How to URL Encode and Decode Text Online

URLs can only contain certain characters. Special characters like spaces, ampersands, and symbols must be encoded to work properly in web addresses, query parameters, and API requests. URL encoding converts these characters to percent-encoded format (%20 for space, %26 for &). This guide shows you how to URL encode and decode text using fixie.tools — a free tool with instant browser-based conversion.

Step 1: Open the URL Encoder Tool

Go to fixie.tools/url-encode in your browser. The tool performs all encoding and decoding locally in your browser with no server uploads, ensuring privacy and instant results.

Step 2: Select Encode or Decode

Choose whether you want to encode plain text to URL-safe format or decode URL-encoded text back to readable form. Encoding converts characters like spaces to %20 and & to %26. Decoding reverses this process, turning %20 back into spaces and making URLs human-readable.

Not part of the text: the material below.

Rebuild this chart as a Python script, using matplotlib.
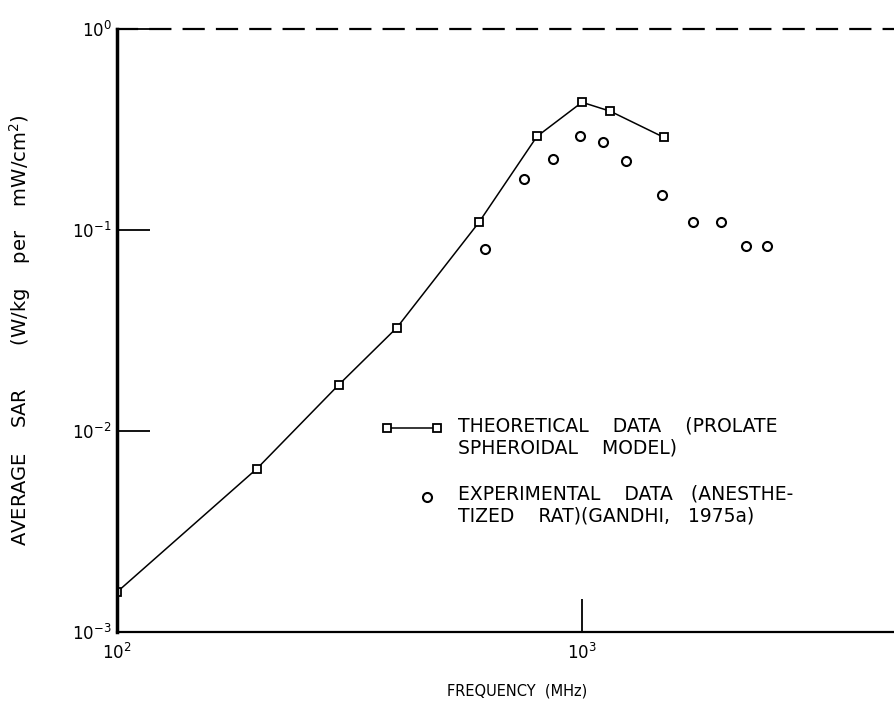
import numpy as np
import matplotlib.pyplot as plt
from matplotlib.legend_handler import HandlerLine2D

# Theoretical data (prolate spheroidal model)
theory_freq = [100, 200, 300, 400, 600, 800, 1000, 1150, 1500]
theory_sar = [0.00158, 0.0065, 0.0170, 0.0327, 0.109, 0.292, 0.432, 0.39, 0.289]

# Experimental data (anesthetized rat), Gandhi 1975a
exp_freq = [620, 750, 866, 990, 1110, 1245, 1486, 1734, 1990, 2254, 2500]
exp_sar = [0.080, 0.179, 0.225, 0.292, 0.273, 0.220, 0.149, 0.109, 0.109, 0.0837, 0.0837]

plt.rcParams['font.family'] = 'DejaVu Sans'


class TopLineHandler(HandlerLine2D):
    # legend symbol lined up with the first line of a two-line label
    def __init__(self, xfrac=None, lift=7, **kw):
        super().__init__(**kw)
        self.xfrac = xfrac
        self.lift = lift

    def get_xdata(self, legend, xdescent, ydescent, width, height, fontsize):
        if self.xfrac is None:
            return super().get_xdata(legend, xdescent, ydescent, width, height, fontsize)
        x = np.array([-xdescent + width * self.xfrac])
        return x, x

    def create_artists(self, legend, orig_handle, xdescent, ydescent,
                       width, height, fontsize, trans):
        arts = super().create_artists(legend, orig_handle, xdescent, ydescent,
                                      width, height, fontsize, trans)
        for a in arts:
            a.set_ydata(np.asarray(a.get_ydata()) + self.lift)
        return arts


fig = plt.figure(figsize=(8.94, 7.07), dpi=100)
ax = fig.add_axes([117 / 894, 75 / 707, 1 - 117 / 894, 603 / 707])

ax.set_xscale('log')
ax.set_yscale('log')
ax.set_xlim(100, 10 ** (2 + 777 / 465))
ax.set_ylim(1e-3, 1)

line, = ax.plot(theory_freq, theory_sar, color='black', lw=1.1, marker='s',
                ms=6, mfc='white', mec='black', mew=1.3,
                label='THEORETICAL    DATA    (PROLATE\nSPHEROIDAL    MODEL)')
pts, = ax.plot(exp_freq, exp_sar, ls='none', marker='o', ms=6.5,
               mfc='white', mec='black', mew=1.5,
               label='EXPERIMENTAL    DATA   (ANESTHE-\nTIZED    RAT)(GANDHI,   1975a)')

# spines
ax.spines['right'].set_visible(False)
ax.spines['left'].set_linewidth(2.5)
ax.spines['bottom'].set_linewidth(1.6)
ax.spines['top'].set_linewidth(1.6)
ax.spines['top'].set_linestyle((0, (9, 6)))

ax.set_xticks([1e2, 1e3])
ax.set_yticks([1e-3, 1e-2, 1e-1, 1e0])
ax.minorticks_off()
ax.tick_params(axis='both', which='major', direction='in', length=24,
               width=1.3, labelsize=12, top=False, right=False)
ax.tick_params(axis='x', pad=8)
ax.tick_params(axis='y', pad=4)

ax.set_xlabel('FREQUENCY  (MHz)', fontsize=10.5)
ax.xaxis.set_label_coords(0.515, -0.085)
ax.set_ylabel('AVERAGE    SAR       (W/kg    per    mW/cm$^2$)', fontsize=14)
ax.yaxis.set_label_coords(-0.108, 0.5)

ax.legend(handles=[line, pts], frameon=False, fontsize=13.5,
          loc='upper left', bbox_to_anchor=(0.318, 0.385),
          handlelength=3.3, handletextpad=0.8, labelspacing=1.45,
          numpoints=2,
          handler_map={line: TopLineHandler(numpoints=2),
                       pts: TopLineHandler(xfrac=0.74, numpoints=1)})

fig.savefig('out.png', dpi=100)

Step 3: Enter Your Text or URL

For encoding, paste text you want to use in a URL, such as search queries, form data, or API parameters. For decoding, paste a URL-encoded string that contains percent signs and hex codes like %20, %3D, or %26. The tool handles both full URLs and individual query parameters.

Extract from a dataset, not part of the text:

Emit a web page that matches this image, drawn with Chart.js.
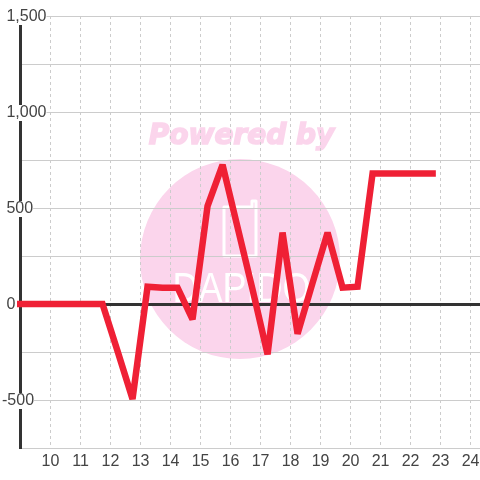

Step 4: View Encoded/Decoded Result

The converted result appears instantly as you type. For encoding, you'll see all special characters converted to percent-encoded format (%XX where XX is the hexadecimal ASCII code). Spaces become %20, exclamation marks become %21, quotes become %22, and so on. For decoding, percent codes are converted back to their original characters making the URL readable again.

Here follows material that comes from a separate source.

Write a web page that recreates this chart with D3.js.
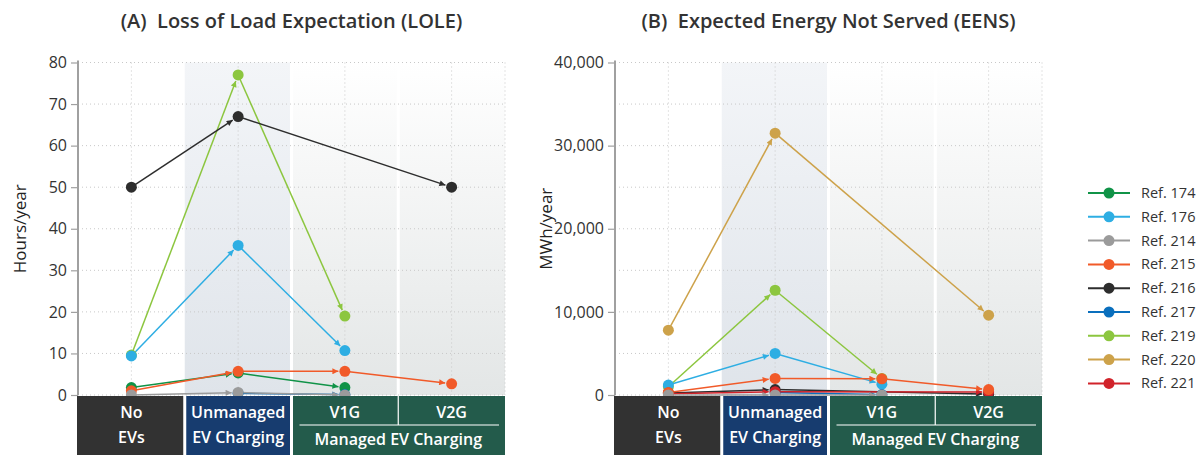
<!DOCTYPE html>
<html>
<head>
<meta charset="utf-8">
<script src="https://cdn.jsdelivr.net/npm/d3@7"></script>
<style>
  html, body { margin: 0; padding: 0; background: #fff; }
  svg { display: block; font-family: "Open Sans", "Noto Sans", sans-serif; }
</style>
</head>
<body>
<svg id="chart" width="1198" height="455"></svg>
<script>
// Scenario categories along the x axis
const categories = ["No EVs", "Unmanaged EV Charging", "V1G", "V2G"];

// Reference studies and their colours
const refNames  = ["Ref. 174", "Ref. 176", "Ref. 214", "Ref. 215", "Ref. 216", "Ref. 217", "Ref. 219", "Ref. 220", "Ref. 221"];
const refColors = ["#109347", "#2eaee3", "#9b9b9b", "#f15a29", "#2d2d2d", "#0a6fbd", "#8cc63f", "#cda24a", "#d1232a"];

// (A) Loss of load expectation, hours/year (null = not studied)
const lole174 = [1.8, 5.3, 1.8, null];
const lole176 = [9.4, 36, 10.7, null];
const lole214 = [0, 0.6, 0, null];
const lole215 = [1.0, 5.7, 5.7, 2.7];
const lole216 = [50, 67, null, 50];
const lole217 = [null, 0.4, 0.1, null];
const lole219 = [9.6, 77, 19, null];

// (B) Expected energy not served, MWh/year
const eens176 = [1200, 5000, 1300, null];
const eens214 = [0, 0, 0, null];
const eens215 = [300, 2000, 1950, 650];
const eens216 = [250, 650, null, 100];
const eens217 = [null, 300, 50, null];
const eens219 = [1000, 12600, 2000, null];
const eens220 = [7800, 31500, null, 9600];
const eens221 = [150, 400, null, 350];

// Axis ticks
const loleTicks = [0, 10, 20, 30, 40, 50, 60, 70, 80];
const loleGrid  = [0, 10, 20, 30, 40, 50, 60, 70, 80];
const eensTicks = [0, 10000, 20000, 30000, 40000];
const eensGrid  = [0, 5000, 10000, 15000, 20000, 25000, 30000, 35000, 40000];

// Drawing order (later on top)
const loleSeries = [
  { ref: "Ref. 219", values: lole219 },
  { ref: "Ref. 216", values: lole216 },
  { ref: "Ref. 176", values: lole176 },
  { ref: "Ref. 174", values: lole174 },
  { ref: "Ref. 217", values: lole217 },
  { ref: "Ref. 215", values: lole215 },
  { ref: "Ref. 214", values: lole214 }
];
const eensSeries = [
  { ref: "Ref. 220", values: eens220 },
  { ref: "Ref. 219", values: eens219 },
  { ref: "Ref. 176", values: eens176 },
  { ref: "Ref. 216", values: eens216 },
  { ref: "Ref. 217", values: eens217 },
  { ref: "Ref. 221", values: eens221 },
  { ref: "Ref. 215", values: eens215 },
  { ref: "Ref. 214", values: eens214 }
];

const color = d3.scaleOrdinal().domain(refNames).range(refColors);
const svg = d3.select("#chart");
const defs = svg.append("defs");

// Band backgrounds
const gUnm = defs.append("linearGradient").attr("id", "gradUnmanaged").attr("x1", 0).attr("y1", 0).attr("x2", 0).attr("y2", 1);
gUnm.append("stop").attr("offset", "0%").attr("stop-color", "#f3f5f8");
gUnm.append("stop").attr("offset", "100%").attr("stop-color", "#dfe4ea");
const gMan = defs.append("linearGradient").attr("id", "gradManaged").attr("x1", 0).attr("y1", 0).attr("x2", 0).attr("y2", 1);
gMan.append("stop").attr("offset", "0%").attr("stop-color", "#ffffff");
gMan.append("stop").attr("offset", "100%").attr("stop-color", "#e3e6e6");

// One arrowhead marker per colour
refNames.forEach((r, i) => {
  defs.append("marker")
    .attr("id", "arrow" + i)
    .attr("viewBox", "0 0 10 10")
    .attr("refX", 10).attr("refY", 5)
    .attr("markerWidth", 8).attr("markerHeight", 6)
    .attr("markerUnits", "userSpaceOnUse")
    .attr("orient", "auto")
    .append("path")
    .attr("d", "M0,0 L10,5 L0,10 z")
    .attr("fill", refColors[i]);
});

const plotTop = 62.5, plotBottom = 395, dotR = 5.5;

function drawPanel(opts) {
  const g = svg.append("g");
  const x = d3.scaleBand().domain(categories).range([opts.x0, opts.x1]);
  const bw = x.bandwidth();
  const cx = c => x(c) + bw / 2;
  const y = d3.scaleLinear().domain([0, opts.max]).range([plotBottom, plotTop]);

  // shaded scenario bands
  g.append("rect").attr("x", x(categories[1])).attr("y", plotTop).attr("width", bw).attr("height", plotBottom - plotTop).attr("fill", "url(#gradUnmanaged)");
  g.append("rect").attr("x", x(categories[2])).attr("y", plotTop).attr("width", bw * 2).attr("height", plotBottom - plotTop).attr("fill", "url(#gradManaged)");
  [categories[2], categories[3]].forEach(c => {
    g.append("rect").attr("x", x(c) - 1.5).attr("y", plotTop).attr("width", 3).attr("height", plotBottom - plotTop).attr("fill", "#fff");
  });

  // dotted grid
  g.selectAll(".hgrid").data(opts.grid).join("line")
    .attr("x1", opts.x0).attr("x2", opts.x1)
    .attr("y1", d => y(d)).attr("y2", d => y(d))
    .attr("stroke", "#c8c8c8").attr("stroke-width", 1).attr("stroke-dasharray", "1,3");
  g.selectAll(".vgrid").data(categories).join("line")
    .attr("x1", d => cx(d)).attr("x2", d => cx(d))
    .attr("y1", plotTop).attr("y2", plotBottom)
    .attr("stroke", "#c8c8c8").attr("stroke-width", 1).attr("stroke-dasharray", "1,3");
  g.append("line").attr("x1", opts.x1).attr("x2", opts.x1).attr("y1", plotTop).attr("y2", plotBottom)
    .attr("stroke", "#c8c8c8").attr("stroke-width", 1).attr("stroke-dasharray", "1,3");

  // y axis
  const axis = d3.axisLeft(y).tickValues(opts.ticks).tickFormat(opts.fmt).tickSize(7).tickPadding(4);
  const ag = g.append("g").attr("transform", `translate(${opts.x0},0)`).call(axis);
  ag.select(".domain").attr("stroke", "#a0a0a0").attr("stroke-width", 2).attr("d", `M0,${plotTop - 2}V${plotBottom}`);
  ag.selectAll(".tick line").attr("stroke", "#a0a0a0").attr("stroke-width", 1.2);
  ag.selectAll(".tick text").attr("fill", "#333").attr("font-size", 16).attr("font-family", "'Open Sans', sans-serif");

  // axis title
  g.append("text")
    .attr("transform", `translate(${opts.titleX},${(plotTop + plotBottom) / 2}) rotate(-90)`)
    .attr("text-anchor", "middle").attr("font-size", 17).attr("fill", "#222")
    .text(opts.yLabel);

  // panel title
  g.append("text")
    .attr("x", (opts.x0 + opts.x1) / 2).attr("y", 28)
    .attr("text-anchor", "middle").attr("font-size", 20).attr("font-weight", 600).attr("fill", "#333")
    .attr("xml:space", "preserve")
    .text(opts.title);

  // connecting arrows between studied scenarios
  const lineG = g.append("g");
  const dotG = g.append("g");
  opts.series.forEach(s => {
    const col = color(s.ref);
    const idx = refNames.indexOf(s.ref);
    const pts = s.values.map((v, i) => v == null ? null : [cx(categories[i]), y(v)]).filter(p => p);
    for (let k = 0; k < pts.length - 1; k++) {
      const [ax, ay] = pts[k], [bx, by] = pts[k + 1];
      const len = Math.hypot(bx - ax, by - ay);
      const ex = bx - (bx - ax) / len * (dotR + 1), ey = by - (by - ay) / len * (dotR + 1);
      lineG.append("line")
        .attr("x1", ax).attr("y1", ay).attr("x2", ex).attr("y2", ey)
        .attr("stroke", col).attr("stroke-width", 1.5)
        .attr("marker-end", `url(#arrow${idx})`);
    }
    dotG.selectAll(null).data(pts).join("circle")
      .attr("cx", p => p[0]).attr("cy", p => p[1]).attr("r", dotR).attr("fill", col);
  });

  // scenario label boxes
  const bh = 62, by0 = plotBottom + 1;
  const boxG = g.append("g");
  boxG.append("rect").attr("x", opts.x0 - 1).attr("y", by0).attr("width", bw - 0.5).attr("height", bh).attr("fill", "#323232");
  boxG.append("rect").attr("x", x(categories[1]) + 1.5).attr("y", by0).attr("width", bw - 3).attr("height", bh).attr("fill", "#173c6f");
  boxG.append("rect").attr("x", x(categories[2]) + 1.5).attr("y", by0).attr("width", bw * 2 - 1.5).attr("height", bh).attr("fill", "#235b4b");
  boxG.append("line").attr("x1", x(categories[3])).attr("x2", x(categories[3])).attr("y1", by0).attr("y2", 425)
    .attr("stroke", "#fff").attr("stroke-width", 1.2);
  boxG.append("line").attr("x1", x(categories[2]) + 8).attr("x2", opts.x1 - 6).attr("y1", 425).attr("y2", 425)
    .attr("stroke", "#fff").attr("stroke-width", 1.2);
  const lab = (tx, ty, t) => boxG.append("text").attr("x", tx).attr("y", ty)
    .attr("text-anchor", "middle").attr("fill", "#fff").attr("font-size", 16).attr("font-weight", 600).text(t);
  lab(cx(categories[0]), 418, "No");
  lab(cx(categories[0]), 443, "EVs");
  lab(cx(categories[1]), 418, "Unmanaged");
  lab(cx(categories[1]), 443, "EV Charging");
  lab(cx(categories[2]), 418, "V1G");
  lab(cx(categories[3]), 418, "V2G");
  lab(x(categories[3]), 445, "Managed EV Charging");
}

drawPanel({
  x0: 78, x1: 505, max: 80, ticks: loleTicks, grid: loleGrid, fmt: d3.format("d"),
  yLabel: "Hours/year", titleX: 26, title: "(A)  Loss of Load Expectation (LOLE)", series: loleSeries
});
drawPanel({
  x0: 615, x1: 1042, max: 40000, ticks: eensTicks, grid: eensGrid, fmt: d3.format(","),
  yLabel: "MWh/year", titleX: 552, title: "(B)  Expected Energy Not Served (EENS)", series: eensSeries
});

// legend
const leg = svg.append("g").attr("transform", "translate(1088,193)");
const items = leg.selectAll("g").data(refNames).join("g").attr("transform", (d, i) => `translate(0,${i * 23.8})`);
items.append("line").attr("x1", 0).attr("x2", 42).attr("stroke", d => color(d)).attr("stroke-width", 2);
items.append("circle").attr("cx", 21).attr("r", 5.5).attr("fill", d => color(d));
items.append("text").attr("x", 53).attr("dy", "0.35em").attr("font-size", 14.5).attr("fill", "#333").text(d => d);
</script>
</body>
</html>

Step 5: Copy and Use in Your URLs

Click Copy to copy the encoded or decoded text to your clipboard. Use URL-encoded text in query strings, form submissions, API calls, or anywhere special characters need to appear in URLs. Properly encoded URLs prevent errors when characters like &, =, or ? appear in parameter values rather than as URL syntax.

Frequently Asked Questions

Why do URLs need encoding?
URLs can only safely contain letters, numbers, and a few special characters like hyphen and underscore. Other characters — especially spaces, ampersands, equals signs, question marks, and non-ASCII characters — have special meaning in URL syntax or aren't allowed. URL encoding converts these to %XX format so they can safely appear in URLs without breaking the syntax.
What's the difference between URL encoding and HTML encoding?
URL encoding uses percent signs (%) followed by hex codes (%20 for space) and is used specifically for URLs. HTML encoding uses ampersand syntax (  for space) and is used for displaying special characters in HTML content. They serve different purposes and use different encoding schemes.
Should I encode the entire URL?
No, only encode the parts that contain special characters, typically query parameter values. Don't encode the protocol (https://), domain (example.com), path slashes (/), or URL syntax characters (? and &) that separate parameters. Only encode the actual data values within parameters.
Is the URL encoder free?
Yes, Fixie's URL Encoder/Decoder is completely free with no signup requirements, no usage limits, and no ads. All encoding happens instantly in your browser with complete privacy.
Can I encode international characters?
Yes, the tool properly encodes all Unicode characters including accented letters, Chinese characters, emoji, and any non-ASCII text. International characters are converted to UTF-8 bytes, then each byte is percent-encoded (e.g., é becomes %C3%A9).